▸ **Given request**
Repeat exactly the lines of the listing below, please, starting with the first and ending with the line containing "for (let y = 1969;"; leave out the rest.

▸ **Given data**

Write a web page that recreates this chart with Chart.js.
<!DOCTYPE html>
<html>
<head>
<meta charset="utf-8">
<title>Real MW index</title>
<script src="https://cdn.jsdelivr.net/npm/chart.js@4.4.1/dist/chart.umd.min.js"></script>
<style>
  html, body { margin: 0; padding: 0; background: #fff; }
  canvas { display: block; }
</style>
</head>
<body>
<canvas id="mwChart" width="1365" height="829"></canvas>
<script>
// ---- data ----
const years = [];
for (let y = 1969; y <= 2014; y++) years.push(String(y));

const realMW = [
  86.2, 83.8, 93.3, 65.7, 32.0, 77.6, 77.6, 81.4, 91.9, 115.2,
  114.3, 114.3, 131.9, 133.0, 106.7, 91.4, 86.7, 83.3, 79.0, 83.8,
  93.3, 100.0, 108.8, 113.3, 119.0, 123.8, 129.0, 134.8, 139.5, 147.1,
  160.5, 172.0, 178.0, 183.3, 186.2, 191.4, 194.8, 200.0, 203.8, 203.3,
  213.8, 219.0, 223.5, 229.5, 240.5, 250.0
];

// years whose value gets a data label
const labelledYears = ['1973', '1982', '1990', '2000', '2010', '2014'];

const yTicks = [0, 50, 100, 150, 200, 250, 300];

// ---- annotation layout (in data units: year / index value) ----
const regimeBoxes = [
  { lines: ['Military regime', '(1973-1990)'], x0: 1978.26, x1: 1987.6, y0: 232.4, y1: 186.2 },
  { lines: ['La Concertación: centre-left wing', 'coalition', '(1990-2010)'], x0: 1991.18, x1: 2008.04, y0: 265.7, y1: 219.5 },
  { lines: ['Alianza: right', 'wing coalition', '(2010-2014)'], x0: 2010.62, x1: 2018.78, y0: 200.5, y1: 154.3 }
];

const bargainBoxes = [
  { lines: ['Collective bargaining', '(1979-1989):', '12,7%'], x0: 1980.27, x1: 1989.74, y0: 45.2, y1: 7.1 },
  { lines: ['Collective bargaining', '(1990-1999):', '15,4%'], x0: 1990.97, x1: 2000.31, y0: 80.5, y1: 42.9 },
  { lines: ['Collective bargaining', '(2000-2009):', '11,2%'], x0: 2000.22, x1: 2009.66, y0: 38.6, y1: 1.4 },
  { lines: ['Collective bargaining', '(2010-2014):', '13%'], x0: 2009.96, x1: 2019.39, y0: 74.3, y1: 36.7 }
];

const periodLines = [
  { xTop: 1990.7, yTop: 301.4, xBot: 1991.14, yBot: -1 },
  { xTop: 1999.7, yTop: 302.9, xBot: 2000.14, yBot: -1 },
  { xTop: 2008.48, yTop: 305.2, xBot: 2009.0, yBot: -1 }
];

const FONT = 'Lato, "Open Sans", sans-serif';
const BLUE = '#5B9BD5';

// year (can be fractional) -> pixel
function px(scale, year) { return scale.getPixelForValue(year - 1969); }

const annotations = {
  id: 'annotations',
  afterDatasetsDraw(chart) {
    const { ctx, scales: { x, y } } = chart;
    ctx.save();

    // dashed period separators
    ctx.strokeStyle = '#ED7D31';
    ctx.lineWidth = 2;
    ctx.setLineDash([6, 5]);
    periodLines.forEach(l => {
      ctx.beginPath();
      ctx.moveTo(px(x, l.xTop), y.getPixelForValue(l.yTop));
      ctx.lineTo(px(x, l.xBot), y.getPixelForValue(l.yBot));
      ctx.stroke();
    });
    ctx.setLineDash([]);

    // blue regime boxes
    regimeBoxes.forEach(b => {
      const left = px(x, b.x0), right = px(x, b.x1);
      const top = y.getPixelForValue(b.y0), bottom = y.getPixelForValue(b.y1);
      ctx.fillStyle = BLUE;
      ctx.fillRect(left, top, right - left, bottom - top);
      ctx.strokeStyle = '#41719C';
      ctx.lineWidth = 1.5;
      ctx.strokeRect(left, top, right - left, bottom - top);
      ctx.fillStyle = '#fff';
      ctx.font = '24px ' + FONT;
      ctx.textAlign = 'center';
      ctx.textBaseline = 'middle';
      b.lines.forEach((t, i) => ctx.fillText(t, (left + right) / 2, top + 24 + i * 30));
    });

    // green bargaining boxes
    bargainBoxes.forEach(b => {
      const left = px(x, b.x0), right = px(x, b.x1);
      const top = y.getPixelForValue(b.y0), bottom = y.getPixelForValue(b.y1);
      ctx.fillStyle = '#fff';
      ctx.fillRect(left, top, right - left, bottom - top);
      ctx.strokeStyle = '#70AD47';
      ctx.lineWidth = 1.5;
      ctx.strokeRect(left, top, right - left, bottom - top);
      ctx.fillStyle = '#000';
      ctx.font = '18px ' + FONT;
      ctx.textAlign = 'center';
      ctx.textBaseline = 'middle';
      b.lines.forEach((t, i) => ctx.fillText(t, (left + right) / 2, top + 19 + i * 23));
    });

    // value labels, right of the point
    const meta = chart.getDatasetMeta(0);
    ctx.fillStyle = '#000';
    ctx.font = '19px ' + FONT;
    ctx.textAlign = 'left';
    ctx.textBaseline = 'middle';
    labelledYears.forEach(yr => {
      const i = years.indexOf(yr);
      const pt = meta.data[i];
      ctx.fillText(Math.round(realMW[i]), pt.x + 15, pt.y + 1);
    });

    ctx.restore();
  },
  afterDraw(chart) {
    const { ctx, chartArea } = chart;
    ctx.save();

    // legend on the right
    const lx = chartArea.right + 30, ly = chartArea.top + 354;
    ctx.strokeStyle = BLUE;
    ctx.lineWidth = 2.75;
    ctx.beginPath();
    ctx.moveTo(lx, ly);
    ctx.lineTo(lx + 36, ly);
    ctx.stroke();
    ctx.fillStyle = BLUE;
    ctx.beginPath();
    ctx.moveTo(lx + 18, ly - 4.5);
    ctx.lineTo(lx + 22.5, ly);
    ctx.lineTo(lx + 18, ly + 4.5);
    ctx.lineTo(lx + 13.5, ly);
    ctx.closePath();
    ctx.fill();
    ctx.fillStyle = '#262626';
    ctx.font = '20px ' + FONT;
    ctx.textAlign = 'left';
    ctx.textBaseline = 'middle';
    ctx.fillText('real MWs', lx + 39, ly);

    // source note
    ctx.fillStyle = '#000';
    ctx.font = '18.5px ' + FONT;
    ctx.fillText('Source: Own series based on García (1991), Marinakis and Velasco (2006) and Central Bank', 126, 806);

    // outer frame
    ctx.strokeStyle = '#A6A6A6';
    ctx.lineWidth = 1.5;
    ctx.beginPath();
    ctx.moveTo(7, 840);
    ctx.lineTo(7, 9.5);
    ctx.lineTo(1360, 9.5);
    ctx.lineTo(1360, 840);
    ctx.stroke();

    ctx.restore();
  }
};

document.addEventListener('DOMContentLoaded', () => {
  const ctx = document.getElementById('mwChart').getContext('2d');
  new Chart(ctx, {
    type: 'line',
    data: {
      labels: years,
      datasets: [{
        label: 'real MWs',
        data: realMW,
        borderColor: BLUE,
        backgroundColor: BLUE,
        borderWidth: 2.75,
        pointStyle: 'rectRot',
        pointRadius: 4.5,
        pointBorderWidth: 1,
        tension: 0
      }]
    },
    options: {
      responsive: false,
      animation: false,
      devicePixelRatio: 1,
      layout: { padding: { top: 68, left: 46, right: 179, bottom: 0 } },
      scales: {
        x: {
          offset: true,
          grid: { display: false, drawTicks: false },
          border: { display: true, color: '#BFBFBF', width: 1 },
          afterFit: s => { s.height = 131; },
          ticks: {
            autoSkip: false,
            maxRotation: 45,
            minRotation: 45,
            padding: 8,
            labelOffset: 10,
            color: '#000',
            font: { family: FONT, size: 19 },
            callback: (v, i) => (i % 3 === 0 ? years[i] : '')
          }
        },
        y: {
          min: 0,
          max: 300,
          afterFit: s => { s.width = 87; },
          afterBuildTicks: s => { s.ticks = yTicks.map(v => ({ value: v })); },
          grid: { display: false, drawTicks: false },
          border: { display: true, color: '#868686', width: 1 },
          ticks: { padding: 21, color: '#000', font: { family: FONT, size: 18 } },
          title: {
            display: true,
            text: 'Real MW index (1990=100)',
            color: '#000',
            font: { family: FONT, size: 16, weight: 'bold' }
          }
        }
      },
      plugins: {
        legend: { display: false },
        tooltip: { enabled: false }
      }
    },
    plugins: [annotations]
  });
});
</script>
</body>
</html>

▸ **The response**
Write a web page that recreates this chart with Chart.js.
<!DOCTYPE html>
<html>
<head>
<meta charset="utf-8">
<title>Real MW index</title>
<script src="https://cdn.jsdelivr.net/npm/chart.js@4.4.1/dist/chart.umd.min.js"></script>
<style>
  html, body { margin: 0; padding: 0; background: #fff; }
  canvas { display: block; }
</style>
</head>
<body>
<canvas id="mwChart" width="1365" height="829"></canvas>
<script>
// ---- data ----
const years = [];
for (let y = 1969; y <= 2014; y++) years.push(String(y));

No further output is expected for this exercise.